A parte final da estratégia econômica de Kamala envolve cortes de impostos direcionados. Para famílias de baixa e média renda, ela aumentaria o crédito fiscal para crianças, incluindo US$ 6.000 (R$ 33,3 mil) durante o primeiro ano de vida de um bebê, em vez dos atuais US$ 2.000 (R$ 11,1 mil). E ela ampliaria o alcance do crédito fiscal para trabalhadores de baixa renda —um subsídio importante para os americanos mais pobres— para aqueles sem filhos.
Kamala pode argumentar fortemente a favor dessas mudanças. Quando o crédito fiscal para crianças foi ampliado durante a pandemia, por exemplo, isso levou a uma redução de quase 50% nas taxas de pobreza infantil. Como ela coloca, isso é um investimento no futuro dos EUA.

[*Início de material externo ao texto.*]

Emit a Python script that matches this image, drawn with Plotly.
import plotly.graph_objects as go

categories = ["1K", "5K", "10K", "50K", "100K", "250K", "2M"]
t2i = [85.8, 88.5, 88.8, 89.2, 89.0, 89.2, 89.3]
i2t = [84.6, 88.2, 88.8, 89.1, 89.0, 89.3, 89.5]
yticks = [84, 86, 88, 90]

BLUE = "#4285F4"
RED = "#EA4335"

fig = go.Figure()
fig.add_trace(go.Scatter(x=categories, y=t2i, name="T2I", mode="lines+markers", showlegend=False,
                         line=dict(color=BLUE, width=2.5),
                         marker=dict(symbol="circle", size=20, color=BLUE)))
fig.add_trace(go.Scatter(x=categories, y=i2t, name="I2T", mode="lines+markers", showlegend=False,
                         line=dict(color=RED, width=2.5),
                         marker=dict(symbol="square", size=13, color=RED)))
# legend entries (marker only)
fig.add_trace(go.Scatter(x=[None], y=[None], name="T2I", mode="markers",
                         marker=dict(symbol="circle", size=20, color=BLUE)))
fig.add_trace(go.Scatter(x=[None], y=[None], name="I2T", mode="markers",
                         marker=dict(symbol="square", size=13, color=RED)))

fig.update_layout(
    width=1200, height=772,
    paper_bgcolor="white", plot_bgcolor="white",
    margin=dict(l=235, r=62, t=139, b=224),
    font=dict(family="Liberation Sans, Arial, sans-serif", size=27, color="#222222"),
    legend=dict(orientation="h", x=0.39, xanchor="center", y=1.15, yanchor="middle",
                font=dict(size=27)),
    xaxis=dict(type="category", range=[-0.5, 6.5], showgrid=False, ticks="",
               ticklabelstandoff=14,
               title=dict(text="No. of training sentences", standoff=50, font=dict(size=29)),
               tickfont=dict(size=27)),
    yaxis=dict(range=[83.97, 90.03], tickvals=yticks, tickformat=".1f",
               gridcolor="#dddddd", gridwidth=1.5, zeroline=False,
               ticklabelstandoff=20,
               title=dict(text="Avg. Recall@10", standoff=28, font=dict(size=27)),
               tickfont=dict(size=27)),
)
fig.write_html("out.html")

No entanto, essas mudanças não viriam isoladas. O déficit orçamentário americano está em 7% do PIB, um nível anteriormente associado a guerras ou recessões, enquanto a dívida nacional continua a subir. Nenhum dos candidatos ofereceu propostas sérias sobre como limpar o quadro fiscal do país, e ambos provavelmente piorariam a situação.
Kamala disse que seguirá os planos do presidente, Joe Biden, para aumentar as alíquotas de impostos corporativos para 28%, de 21%, mas aumentará os impostos sobre a renda apenas para aqueles que ganham mais de US$ 400 mil (R$ 2,2 milhões) por ano. Juntas, essas mudanças não gerariam receita suficiente para cobrir o custo total de sua agenda.

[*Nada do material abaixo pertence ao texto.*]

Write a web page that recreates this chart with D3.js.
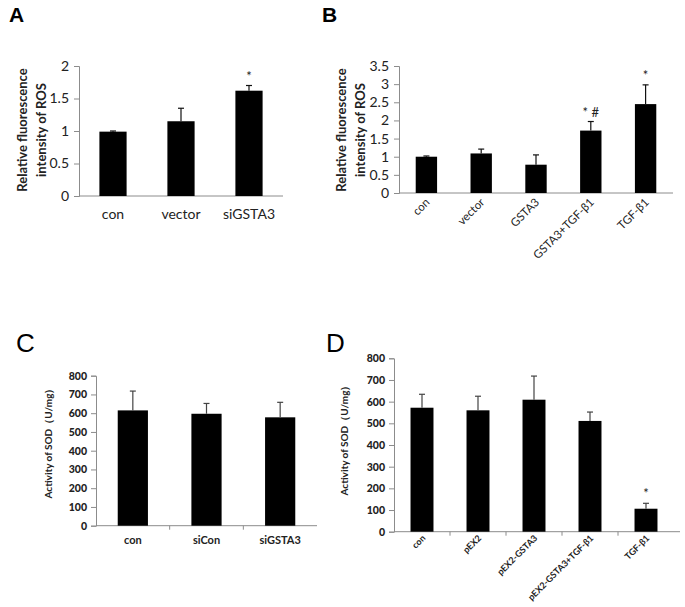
<!DOCTYPE html>
<html><head><meta charset="utf-8">
<script src="https://cdn.jsdelivr.net/npm/d3@7"></script>
<style>body{margin:0;background:#fff}svg{display:block}</style>
</head><body>
<svg id="c" width="685" height="607"></svg>
<script>
// Panel A
const catsA = ["con","vector","siGSTA3"];
const valsA = [0.99, 1.15, 1.62];
const errA  = [0.01, 0.20, 0.08];
const ticksA = [0,0.5,1,1.5,2];
const sigA = ["","","*"];
// Panel B
const catsB = ["con","vector","GSTA3","GSTA3+TGF-β1","TGF-β1"];
const valsB = [1.0, 1.09, 0.78, 1.72, 2.45];
const errB  = [0.02, 0.12, 0.27, 0.25, 0.53];
const ticksB = [0,0.5,1,1.5,2,2.5,3,3.5];
const sigB = ["","","","* #","*"];
// Panel C
const catsC = ["con","siCon","siGSTA3"];
const valsC = [615, 597, 578];
const errC  = [103, 55, 80];
const ticksC = [0,100,200,300,400,500,600,700,800];
// Panel D
const catsD = ["con","pEX2","pEX2-GSTA3","pEX2-GSTA3+TGF-β1","TGF-β1"];
const valsD = [572, 560, 609, 511, 106];
const errD  = [62, 65, 109, 41, 25];
const ticksD = [0,100,200,300,400,500,600,700,800];
const sigD = ["","","","","*"];

const svg = d3.select("#c");
const FONT = "Lato, 'Open Sans', sans-serif";
const AX = "#8c8c8c";

function panel(o){
  const g = svg.append("g");
  const x = d3.scaleBand().domain(o.cats).range(o.xr).padding(0);
  const y = d3.scaleLinear().domain([0, o.ymax]).range(o.yr);
  const bw = x.bandwidth()*o.bar;
  // y axis
  const ya = d3.axisLeft(y).tickValues(o.ticks).tickSize(5).tickPadding(o.tpad).tickFormat(d=>String(d));
  const yg = g.append("g").attr("transform",`translate(${o.xr[0]},0)`).call(ya);
  yg.select(".domain").attr("stroke",AX);
  yg.selectAll(".tick line").attr("stroke",AX);
  yg.selectAll("text").attr("font-family",FONT).attr("font-size",o.tfs).attr("font-weight",o.bold?"900":"normal").attr("fill","#222");
  // x axis
  g.append("line").attr("x1",o.xr[0]).attr("x2",o.xr[1]+o.xext).attr("y1",y(0)).attr("y2",y(0)).attr("stroke",AX);
  if(o.xticks){
    o.cats.forEach((c,i)=>{ if(i>0) g.append("line").attr("x1",x(c)).attr("x2",x(c)).attr("y1",y(0)).attr("y2",y(0)+4).attr("stroke",AX);});
  }
  // bars
  g.selectAll("rect.b").data(o.vals).join("rect")
    .attr("x",(d,i)=>x(o.cats[i])+x.bandwidth()/2-bw/2).attr("width",bw)
    .attr("y",d=>y(d)).attr("height",d=>y(0)-y(d)).attr("fill","#000");
  // error bars
  o.vals.forEach((v,i)=>{
    const cx = x(o.cats[i])+x.bandwidth()/2;
    const top = y(v+o.err[i]);
    g.append("line").attr("x1",cx).attr("x2",cx).attr("y1",y(v)).attr("y2",top).attr("stroke",o.ec).attr("stroke-width",1.2);
    g.append("line").attr("x1",cx-3).attr("x2",cx+3).attr("y1",top).attr("y2",top).attr("stroke",o.ec).attr("stroke-width",1.2);
    if(o.sig && o.sig[i]){
      g.append("text").attr("x",cx).attr("y",top-5).attr("text-anchor","middle")
        .attr("font-family",FONT).attr("font-size",o.sfs).attr("fill","#222").text(o.sig[i]);
    }
  });
  // category labels
  o.cats.forEach((c,i)=>{
    const cx = x(c)+x.bandwidth()/2;
    if(o.rot){
      g.append("text").attr("transform",`translate(${cx+4},${y(0)+o.ly}) rotate(-45)`)
        .attr("text-anchor","end").attr("font-family",FONT).attr("font-size",o.cfs)
        .attr("font-weight",o.bold?"bold":"normal").attr("fill","#222").text(c);
    } else {
      g.append("text").attr("x",cx).attr("y",y(0)+o.ly).attr("text-anchor","middle")
        .attr("font-family",FONT).attr("font-size",o.cfs)
        .attr("font-weight",o.bold?"bold":"normal").attr("fill","#222").text(c);
    }
  });
  // y label
  o.ylab.forEach((t,k)=>{
    g.append("text").attr("transform",`translate(${o.ylx[k]},${o.yly}) rotate(-90)`)
      .attr("text-anchor","middle").attr("font-family",FONT).attr("font-size",o.yfs)
      .attr("font-weight","bold").attr("fill","#222").text(t);
  });
  // panel letter
  svg.append("text").attr("x",o.lx).attr("y",o.lyy).attr("font-family","'Liberation Sans', Arial, sans-serif")
    .attr("font-size",o.lfs).attr("font-weight",o.lbold?"bold":"normal").attr("fill","#000").text(o.letter);
}

panel({cats:catsA, vals:valsA, err:errA, ticks:ticksA, ymax:2, sig:sigA, ec:"#111",
  xr:[79,283], yr:[196,66], bar:0.4, xext:0, xticks:false, tfs:14, tpad:5, bold:false,
  rot:false, cfs:14, ly:23, ylab:["Relative fluorescence","intensity of ROS"], ylx:[27,46], yly:130, yfs:13,
  sfs:13, letter:"A", lx:9, lyy:22, lfs:21, lbold:true});

panel({cats:catsB, vals:valsB, err:errB, ticks:ticksB, ymax:3.5, sig:sigB, ec:"#111",
  xr:[399,673], yr:[193,66], bar:0.39, xext:0, xticks:false, tfs:14, tpad:5, bold:false,
  rot:true, cfs:11.5, ly:10, ylab:["Relative fluorescence","intensity of ROS"], ylx:[346,365], yly:130, yfs:13,
  sfs:13, letter:"B", lx:322, lyy:22, lfs:21, lbold:true});

panel({cats:catsC, vals:valsC, err:errC, ticks:ticksC, ymax:800, sig:null, ec:"#444",
  xr:[96,317], yr:[525.7,375.7], bar:0.41, xext:0, xticks:true, tfs:10.5, tpad:4, bold:true,
  rot:false, cfs:11, ly:18, ylab:["Activity of SOD（U/mg）"], ylx:[52], yly:441, yfs:10,
  sfs:13, letter:"C", lx:16, lyy:352, lfs:26, lbold:false});

panel({cats:catsD, vals:valsD, err:errD, ticks:ticksD, ymax:800, sig:sigD, ec:"#444",
  xr:[394,674], yr:[531.7,358.3], bar:0.41, xext:6, xticks:true, tfs:10.5, tpad:4, bold:true,
  rot:true, cfs:9, ly:7, ylab:["Activity of SOD（U/mg）"], ylx:[348], yly:438, yfs:10,
  sfs:13, letter:"D", lx:326, lyy:352, lfs:26, lbold:false});
</script>
</body></html>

A falta de recursos adicionaria US$ 1,4 trilhão (R$ 7,8 trilhões) ao déficit dos EUA ao longo da próxima década, de acordo com a Piper Sandler, um banco de investimentos. Isso é muito, mesmo que seja menos do que o custo do plano de cortes de impostos de Trump, estimado em US$ 4,5 trilhões (25 trilhões) ao longo da próxima década.
De fato, uma das melhores coisas que se pode dizer sobre a agenda de Kamala é que provavelmente será menos prejudicial do que a de Trump. Ela é contra as tarifas que seu oponente prometeu. Muitas de suas propostas se resumem a ajustes nas políticas existentes, em vez de uma reformulação completa do sistema econômico americano, e têm pouca chance de sucesso legislativo. Por outro lado, o republicano pode usar o poder da presidência para impor tarifas gerais sobre todas as importações para os EUA, o pilar central de seu programa econômico —que Kamala criticou corretamente por ser um imposto sobre vendas disfarçado.

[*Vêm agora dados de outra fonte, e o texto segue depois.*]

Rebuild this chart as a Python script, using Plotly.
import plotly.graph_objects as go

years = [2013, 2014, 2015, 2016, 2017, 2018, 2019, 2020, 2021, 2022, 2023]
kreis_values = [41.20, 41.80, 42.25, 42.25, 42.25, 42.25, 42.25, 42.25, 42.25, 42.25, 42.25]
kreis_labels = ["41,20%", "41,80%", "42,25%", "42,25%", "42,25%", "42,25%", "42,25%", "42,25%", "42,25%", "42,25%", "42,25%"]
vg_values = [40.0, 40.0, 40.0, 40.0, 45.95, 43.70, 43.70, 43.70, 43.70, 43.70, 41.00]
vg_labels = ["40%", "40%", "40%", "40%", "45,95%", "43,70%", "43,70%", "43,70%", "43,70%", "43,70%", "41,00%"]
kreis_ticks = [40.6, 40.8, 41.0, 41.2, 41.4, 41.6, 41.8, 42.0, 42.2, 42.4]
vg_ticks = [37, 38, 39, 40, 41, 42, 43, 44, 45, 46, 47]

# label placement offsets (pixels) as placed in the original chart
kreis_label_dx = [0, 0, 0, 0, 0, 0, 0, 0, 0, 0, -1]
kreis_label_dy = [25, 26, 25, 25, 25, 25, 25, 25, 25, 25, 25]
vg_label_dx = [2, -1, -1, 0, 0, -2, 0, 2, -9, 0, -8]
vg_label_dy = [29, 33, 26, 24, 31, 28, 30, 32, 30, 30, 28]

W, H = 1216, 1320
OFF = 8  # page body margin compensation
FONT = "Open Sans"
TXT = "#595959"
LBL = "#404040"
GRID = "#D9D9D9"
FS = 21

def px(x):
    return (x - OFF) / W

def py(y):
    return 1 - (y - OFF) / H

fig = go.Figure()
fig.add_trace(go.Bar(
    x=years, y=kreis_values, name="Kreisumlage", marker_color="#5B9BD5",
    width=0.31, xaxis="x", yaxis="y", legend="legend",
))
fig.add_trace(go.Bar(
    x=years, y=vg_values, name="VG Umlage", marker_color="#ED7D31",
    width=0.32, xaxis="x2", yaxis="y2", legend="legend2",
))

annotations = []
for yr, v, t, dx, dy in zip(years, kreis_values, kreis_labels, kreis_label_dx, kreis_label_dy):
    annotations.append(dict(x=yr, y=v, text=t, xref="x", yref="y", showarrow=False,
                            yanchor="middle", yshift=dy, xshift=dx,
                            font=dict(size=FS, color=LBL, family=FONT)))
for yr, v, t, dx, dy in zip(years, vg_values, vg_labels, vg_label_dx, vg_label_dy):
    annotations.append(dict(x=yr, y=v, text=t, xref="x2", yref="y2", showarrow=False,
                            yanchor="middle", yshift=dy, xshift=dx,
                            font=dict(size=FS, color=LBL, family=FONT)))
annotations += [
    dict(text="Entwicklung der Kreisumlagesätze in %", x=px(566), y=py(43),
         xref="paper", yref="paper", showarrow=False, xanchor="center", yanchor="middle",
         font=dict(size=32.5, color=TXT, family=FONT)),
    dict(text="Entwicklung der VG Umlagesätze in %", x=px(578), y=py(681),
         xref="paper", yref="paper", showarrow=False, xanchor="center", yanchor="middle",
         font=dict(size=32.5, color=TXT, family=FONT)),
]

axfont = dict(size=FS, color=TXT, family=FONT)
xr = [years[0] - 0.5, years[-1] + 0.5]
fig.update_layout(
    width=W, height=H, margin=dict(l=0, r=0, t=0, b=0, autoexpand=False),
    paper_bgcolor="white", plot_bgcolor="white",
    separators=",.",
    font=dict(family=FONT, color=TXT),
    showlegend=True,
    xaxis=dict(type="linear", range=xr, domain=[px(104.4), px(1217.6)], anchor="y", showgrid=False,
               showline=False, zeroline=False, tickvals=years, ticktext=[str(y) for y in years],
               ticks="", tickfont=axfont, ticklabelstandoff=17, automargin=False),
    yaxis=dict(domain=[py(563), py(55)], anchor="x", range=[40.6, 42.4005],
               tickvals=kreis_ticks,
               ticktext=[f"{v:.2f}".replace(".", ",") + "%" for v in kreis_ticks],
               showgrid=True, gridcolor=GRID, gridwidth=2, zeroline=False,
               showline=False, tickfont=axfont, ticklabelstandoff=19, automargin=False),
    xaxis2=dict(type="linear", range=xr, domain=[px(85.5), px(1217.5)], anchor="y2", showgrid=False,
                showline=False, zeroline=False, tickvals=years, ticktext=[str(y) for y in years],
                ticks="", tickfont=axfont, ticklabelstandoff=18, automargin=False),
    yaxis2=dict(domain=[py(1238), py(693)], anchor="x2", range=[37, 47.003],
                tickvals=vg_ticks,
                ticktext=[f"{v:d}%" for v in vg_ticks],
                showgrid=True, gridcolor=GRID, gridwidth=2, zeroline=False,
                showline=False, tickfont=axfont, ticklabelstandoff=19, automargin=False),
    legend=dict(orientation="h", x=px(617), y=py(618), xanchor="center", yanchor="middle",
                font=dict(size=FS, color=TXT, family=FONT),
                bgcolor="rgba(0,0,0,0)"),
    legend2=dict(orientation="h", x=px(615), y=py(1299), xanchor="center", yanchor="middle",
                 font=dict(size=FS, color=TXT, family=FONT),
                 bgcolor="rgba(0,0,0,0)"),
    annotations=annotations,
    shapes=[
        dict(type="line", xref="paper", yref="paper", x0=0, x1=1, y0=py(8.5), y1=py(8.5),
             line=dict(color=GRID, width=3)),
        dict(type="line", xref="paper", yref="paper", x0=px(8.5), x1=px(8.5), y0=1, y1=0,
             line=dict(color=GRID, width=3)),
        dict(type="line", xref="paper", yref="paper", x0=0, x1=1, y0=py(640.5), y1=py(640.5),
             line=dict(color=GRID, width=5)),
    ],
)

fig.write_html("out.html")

“Trump realmente parece pensar que estaríamos melhor com uma economia autárquica”, diz Greg Mankiw, da Universidade Harvard. “A preocupação para Kamala é que ela ajudou a implementar uma política industrial com muitas regras de compra americana, então parece que ela comprou em parte a ideia de antiglobalização.” “Não tão ruim quanto o outro candidato” seria um slogan de campanha ruim. No entanto, é um resumo preciso dos planos econômicos de Kamala.